Secara isi buku ini cukup informatif, namun aku rasa jika pembaca sudah sering membaca tentang dunia pebisnis, mungkin merasa bahwa informasi di dalamnya tidak terlalu mengejutkan. Misalnya saja hitungan statistik mengenai banyaknya pengangguran atau persentasi pebisnis di suatu negara.

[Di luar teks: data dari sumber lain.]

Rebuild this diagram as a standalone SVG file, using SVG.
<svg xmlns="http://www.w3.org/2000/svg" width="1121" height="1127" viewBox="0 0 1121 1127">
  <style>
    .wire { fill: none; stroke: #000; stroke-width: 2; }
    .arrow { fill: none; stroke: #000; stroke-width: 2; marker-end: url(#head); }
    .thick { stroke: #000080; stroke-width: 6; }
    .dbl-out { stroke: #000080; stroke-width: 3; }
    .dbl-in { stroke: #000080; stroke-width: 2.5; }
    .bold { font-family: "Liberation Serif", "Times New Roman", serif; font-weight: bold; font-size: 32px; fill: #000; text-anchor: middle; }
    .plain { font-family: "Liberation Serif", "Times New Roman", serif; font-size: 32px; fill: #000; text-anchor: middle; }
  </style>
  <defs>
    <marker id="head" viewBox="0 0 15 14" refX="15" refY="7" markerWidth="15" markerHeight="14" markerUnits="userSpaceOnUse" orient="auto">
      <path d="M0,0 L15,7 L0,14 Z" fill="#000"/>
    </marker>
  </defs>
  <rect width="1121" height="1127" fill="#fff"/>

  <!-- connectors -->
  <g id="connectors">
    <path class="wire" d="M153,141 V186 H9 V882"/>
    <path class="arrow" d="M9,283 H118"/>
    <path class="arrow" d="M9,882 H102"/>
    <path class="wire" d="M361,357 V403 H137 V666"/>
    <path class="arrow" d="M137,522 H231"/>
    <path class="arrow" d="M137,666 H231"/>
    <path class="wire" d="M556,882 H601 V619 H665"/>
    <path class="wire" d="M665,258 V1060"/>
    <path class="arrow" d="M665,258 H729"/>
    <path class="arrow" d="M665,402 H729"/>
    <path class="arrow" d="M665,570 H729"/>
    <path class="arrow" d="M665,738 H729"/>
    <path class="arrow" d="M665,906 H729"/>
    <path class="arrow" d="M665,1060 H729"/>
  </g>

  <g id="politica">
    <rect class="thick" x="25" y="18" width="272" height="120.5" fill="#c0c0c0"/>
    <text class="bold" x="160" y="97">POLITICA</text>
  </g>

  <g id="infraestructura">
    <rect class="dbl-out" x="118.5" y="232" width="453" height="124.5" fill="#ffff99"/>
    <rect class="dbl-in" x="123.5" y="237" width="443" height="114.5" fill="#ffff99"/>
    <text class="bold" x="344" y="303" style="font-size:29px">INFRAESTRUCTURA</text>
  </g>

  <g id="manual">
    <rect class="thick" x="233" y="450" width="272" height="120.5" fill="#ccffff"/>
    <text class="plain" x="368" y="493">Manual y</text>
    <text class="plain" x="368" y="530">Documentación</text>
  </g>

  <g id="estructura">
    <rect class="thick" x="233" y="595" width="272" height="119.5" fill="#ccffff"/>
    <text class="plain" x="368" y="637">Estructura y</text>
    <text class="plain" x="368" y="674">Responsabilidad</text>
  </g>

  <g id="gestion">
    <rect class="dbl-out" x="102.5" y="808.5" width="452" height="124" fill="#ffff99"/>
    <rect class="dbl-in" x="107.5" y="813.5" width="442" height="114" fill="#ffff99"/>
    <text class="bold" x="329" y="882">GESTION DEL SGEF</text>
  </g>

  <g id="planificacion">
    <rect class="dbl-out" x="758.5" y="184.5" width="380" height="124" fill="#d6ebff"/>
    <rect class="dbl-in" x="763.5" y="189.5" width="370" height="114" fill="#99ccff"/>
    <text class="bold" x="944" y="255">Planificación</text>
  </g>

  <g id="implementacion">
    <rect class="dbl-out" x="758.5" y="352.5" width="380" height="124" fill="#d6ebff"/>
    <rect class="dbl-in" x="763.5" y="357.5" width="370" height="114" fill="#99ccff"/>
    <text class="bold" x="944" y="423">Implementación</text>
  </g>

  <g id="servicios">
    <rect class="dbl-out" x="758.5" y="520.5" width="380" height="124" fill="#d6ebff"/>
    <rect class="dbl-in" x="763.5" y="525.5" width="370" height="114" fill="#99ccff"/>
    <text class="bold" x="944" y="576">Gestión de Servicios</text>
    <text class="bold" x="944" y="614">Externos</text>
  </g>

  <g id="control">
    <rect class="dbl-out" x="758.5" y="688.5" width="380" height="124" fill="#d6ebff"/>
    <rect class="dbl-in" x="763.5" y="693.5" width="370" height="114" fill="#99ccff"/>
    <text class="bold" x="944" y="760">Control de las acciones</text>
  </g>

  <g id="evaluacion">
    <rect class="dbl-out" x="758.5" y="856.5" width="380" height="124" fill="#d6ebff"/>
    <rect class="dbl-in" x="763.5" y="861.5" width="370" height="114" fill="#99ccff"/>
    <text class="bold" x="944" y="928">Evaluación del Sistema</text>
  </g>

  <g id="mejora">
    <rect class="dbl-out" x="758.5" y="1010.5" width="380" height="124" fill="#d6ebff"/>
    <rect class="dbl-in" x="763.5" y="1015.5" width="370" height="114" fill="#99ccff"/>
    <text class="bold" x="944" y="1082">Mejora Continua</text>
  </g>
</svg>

menjadi pebisnis adalah menjadi yang berbeda // via www.pinterest.com |
Yang disayangkan adalah penyajian buku ini yang bagiku seperti mengumpulkan sumber lalu digabung menjadi satu melalui beberapa kata begitu saja. Pembaca akan banyak sekali menemukan bagian-bagian tercetak miring (yakni sebuah kutipan tentunya) yang bisa menjadi berparagraf-paragraf. Bayangkan saja, itu sama halnya dengan menyalin sumber lain ke dalam buku dan tidak efektif. Akan lebih baik jika penulis memparafrase apa yang telah dibaca kemudian menuliskan sebagaimana penulis memahaminya (lagi-lagi aturan penulisan ilmiah). Aku sangat tidak nyaman dengan penyajian yang seperti itu.

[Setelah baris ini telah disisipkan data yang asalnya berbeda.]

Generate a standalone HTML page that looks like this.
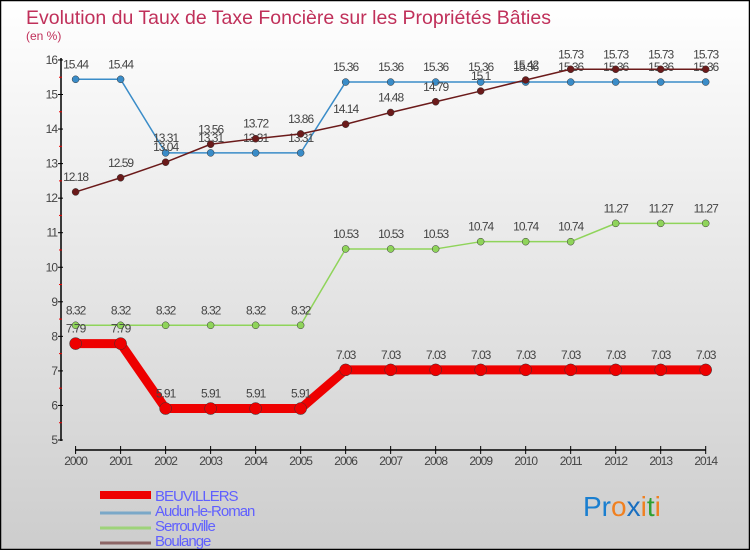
<!DOCTYPE html>
<html><head><meta charset="utf-8"><style>
body{margin:0;width:750px;height:550px;overflow:hidden;font-family:"Liberation Sans",sans-serif}
</style></head><body>
<svg id="chart" width="750" height="550" xmlns="http://www.w3.org/2000/svg" style="display:block">
<defs><linearGradient id="bg" x1="0" y1="0" x2="0" y2="1"><stop offset="0" stop-color="#ffffff"/><stop offset="1" stop-color="#cdcdcd"/></linearGradient></defs>
<rect x="0.5" y="0.5" width="749" height="549" fill="url(#bg)" stroke="#000" stroke-width="1.5"/>
<text x="26" y="24" font-size="19.5" fill="#c0305a">Evolution du Taux de Taxe Foncière sur les Propriétés Bâties</text>
<text x="26" y="40" font-size="12" fill="#c0305a">(en %)</text>
<g id="axes"></g>
<g id="series"></g>
<g id="legend"></g>
<text x="583" y="516" font-size="28" font-weight="normal"><tspan fill="#1a7fd0">Pr</tspan><tspan fill="#f08020">o</tspan><tspan fill="#1a6fc0">x</tspan><tspan fill="#f08020">i</tspan><tspan fill="#30a030">t</tspan><tspan fill="#f08020">i</tspan></text>
</svg>
<script>
const years=[2000,2001,2002,2003,2004,2005,2006,2007,2008,2009,2010,2011,2012,2013,2014];
const beuvillers=[7.79,7.79,5.91,5.91,5.91,5.91,7.03,7.03,7.03,7.03,7.03,7.03,7.03,7.03,7.03];
const audun=[15.44,15.44,13.31,13.31,13.31,13.31,15.36,15.36,15.36,15.36,15.36,15.36,15.36,15.36,15.36];
const serrouville=[8.32,8.32,8.32,8.32,8.32,8.32,10.53,10.53,10.53,10.74,10.74,10.74,11.27,11.27,11.27];
const boulange=[12.18,12.59,13.04,13.56,13.72,13.86,14.14,14.48,14.79,15.1,15.42,15.73,15.73,15.73,15.73];
const yTicks=[5,6,7,8,9,10,11,12,13,14,15,16];
const NS="http://www.w3.org/2000/svg";
const X=i=>75.6+i*(705.7-75.6)/(years.length-1);
const Y=v=>440-(v-5)*34.55;
function el(tag,attrs,parent,txt){const e=document.createElementNS(NS,tag);for(const k in attrs)e.setAttribute(k,attrs[k]);if(txt!==undefined)e.textContent=txt;parent.appendChild(e);return e;}
const ax=document.getElementById('axes');
let a=el('line',{x1:61,y1:58,x2:61,y2:441,stroke:'#000','stroke-width':1.5},ax);


yTicks.forEach(t=>{
 el('line',{x1:58,y1:Y(t),x2:63,y2:Y(t),stroke:'#000'},ax);
 if(t<16) el('line',{x1:59,y1:Y(t+0.5),x2:62,y2:Y(t+0.5),stroke:'#e00'},ax);
 const l=el('text',{x:57,y:Y(t)+4,'font-size':12,fill:'#444','text-anchor':'end','letter-spacing':'-1'},ax,String(t));
 
 
});
a=el('line',{x1:75,y1:450,x2:706,y2:450,stroke:'#000','stroke-width':1.5},ax);


years.forEach((yr,i)=>{
 el('line',{x1:X(i),y1:446,x2:X(i),y2:454,stroke:'#000'},ax);
 const l=el('text',{x:X(i),y:465,'font-size':12,fill:'#444','text-anchor':'middle','letter-spacing':'-1'},ax,String(yr));
 
 
});
const sg=document.getElementById('series');
function draw(vals,color,w,r,name,dy){
 const g=el('g',{},sg);
 
 
 const p=el('polyline',{points:vals.map((v,i)=>X(i)+','+Y(v)).join(' '),fill:'none',stroke:color,'stroke-width':w,'stroke-linejoin':'round'},g);
 
 
 vals.forEach((v,i)=>{
  const c=el('circle',{cx:X(i),cy:Y(v),r:r,fill:color,stroke:'#333','stroke-width':0.5},g);
  
  
  const t=el('text',{x:X(i),y:Y(v)+dy,'font-size':12,fill:'#444','text-anchor':'middle','letter-spacing':'-1'},g,String(v));
  
  
 });
}
draw(serrouville,'#8fd45a',1.5,3.5,'serrouville',-11);
draw(audun,'#3a8cc8',1.5,3.5,'audun-le-roman',-11);
draw(boulange,'#6b1a1a',1.5,3.5,'boulange',-11);
draw(beuvillers,'#ee0000',9,6,'beuvillers',-11);
const lg=document.getElementById('legend');
const items=[['BEUVILLERS','#ee0000',8],['Audun-le-Roman','#7aa8c8',3],['Serrouville','#9ed37a',3],['Boulange','#8c6666',3]];
items.forEach((it,k)=>{
 const y=492+k*15;
 const g=el('g',{},lg);
 
 
 el('line',{x1:100,y1:y+(k?6:3),x2:151,y2:y+(k?6:3),stroke:it[1],'stroke-width':it[2]},g);
 el('text',{x:155,y:y+9,'font-size':15,fill:'#6060ff','letter-spacing':'-1'},g,it[0]);
});
</script>
</body></html>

Buku ini juga dilengkapi dengan gambar, bukan ilustrasi. Sudah bagus karena tidak hanya berisi tulisan. Namun mengapa gambar atau foto tersebut tidak diserta deskripsi (caption) dan sumber? Sehingga jadilah foto tersebut hanya asal tempel dan pembaca awam seperti aku ini tidak paham apa kaitannya gambar dengan paragraf yang ada di sampingnya.
Saran Shiori-ko:
Sepenuhnya aku tidak merasa rugi. Ada beberapa hal baru yang aku dapatkan. Maaf sekali aku tidak bisa merekomendasikan buku ini untuk pembaca awam atau pembaca konservatif sepertiku ini. Sudah sebuah pencapaian yang bagus aku bisa menyelesaikan buku 156 halaman ini dalam waktu 3 hari (ya, membosankan layaknya sebuah buku kuliah).